The following patches are imported from the scylla enterprise:
*) Merge 'Introduce file stream for tablet' from Asias He
This patch uses Seastar RPC stream interface to stream sstable files on
network for tablet migration.
It streams sstables instead of mutation fragments. The file based
stream has multiple advantages over the mutation streaming.
- No serialization or deserialization for mutation fragments
- No need to read and process each mutation fragments
- On wire data is more compact and smaller
In the test below, a significant speed up is observed.

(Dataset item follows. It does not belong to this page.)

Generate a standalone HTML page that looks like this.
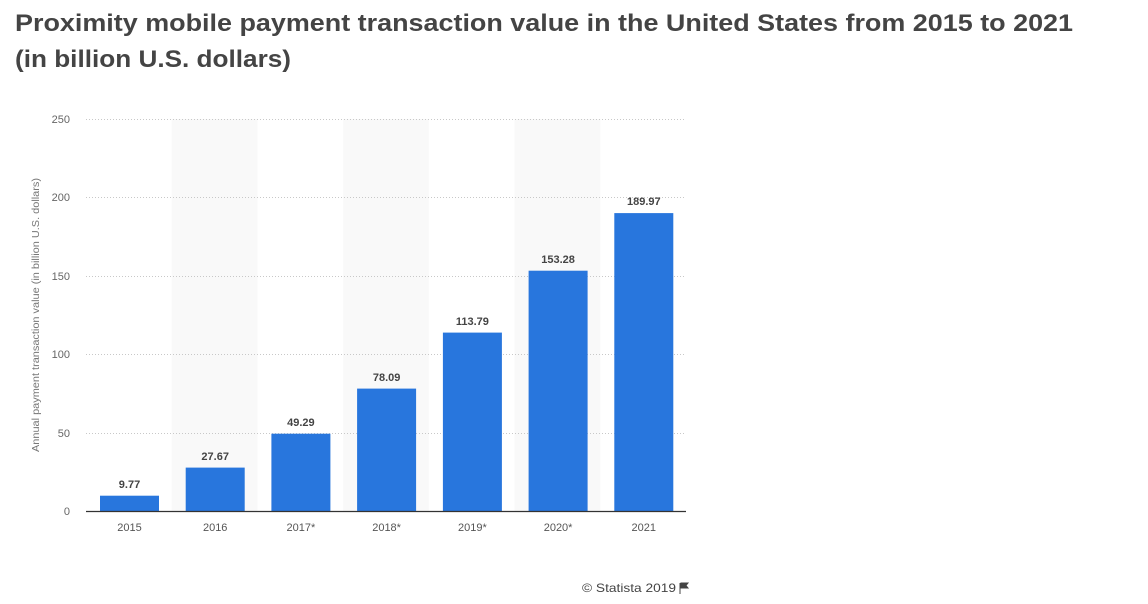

Two nodes, 1 shard per node, 1 initial_tablets:
- Start node 1
- Insert 10M rows of data with c-s
- Bootstrap node 2
Node 1 will migration data to node2 with the file stream.
Test results:
1) File stream: bytes on wire = 1132006250 bytes, bw = 836MB/s
[shard 0:stre] stream_blob - stream_sstables[eadaa8e0-a4f2-4cc6-bf10-39ad1ce106b0]
Finished sending sstable_nr=2 files_nr=18 files={} range=(-1,9223372036854775807] bytes_sent=1132006250 stream_bw=836MB/s
[shard 0:stre] storage_service - Streaming for tablet migration of a4f68900-568a-11ee-b7b9-c2b13945eed2:1 took 1.08004s seconds
2) Mutation stream: bytes on wire = 3030004736 bytes, bw = 125410.87 KiB/s = 128MB/s
[shard 0:stre] stream_session - [Stream #406dc8b0-56b5-11ee-bc2d-000bf4871058]
Streaming plan for Tablet migration-ks1-index-0 succeeded, peers={127.0.0.1}, tx=0 KiB, 0.00 KiB/s, rx=2958989 KiB, 125410.87 KiB/s
[shard 0:stre] storage_service - Streaming for tablet migration of a4f68900-568a-11ee-b7b9-c2b13945eed2:1 took 23.5992s seconds
Test Summary:
File stream v.s. Mutation stream improvements
- Stream bandwidth = 836 / 128 (MB/s) = 6.53X
- Stream time = 23.60 / 1.08 (Seconds) = 21.85X
- Stream bytes on wire = 3030004736 / 1132006250 (Bytes)= 2.67X
Closes scylladb/scylla-enterprise#3438
* github.com:scylladb/scylla-enterprise:
tests: Add file_stream_test
streaming: Implement file stream for tablet
*) streaming: Use new take_storage_snapshot interface
The new take_storage_snapshot returns a file object instead of a file
name. This allows the file stream sender to read from the file even if
the file is deleted by compaction.
Closes scylladb/scylla-enterprise#3728
*) streaming: Protect unsupported file types for file stream
Currently, we assume the file streamed over the stream_blob rpc verb is
a sstable file. This patch rejects the unsupported file types on the
receiver side. This allows us to stream more file types later using the
current file stream infrastructure without worrying about old nodes
processing the new file types in the wrong way.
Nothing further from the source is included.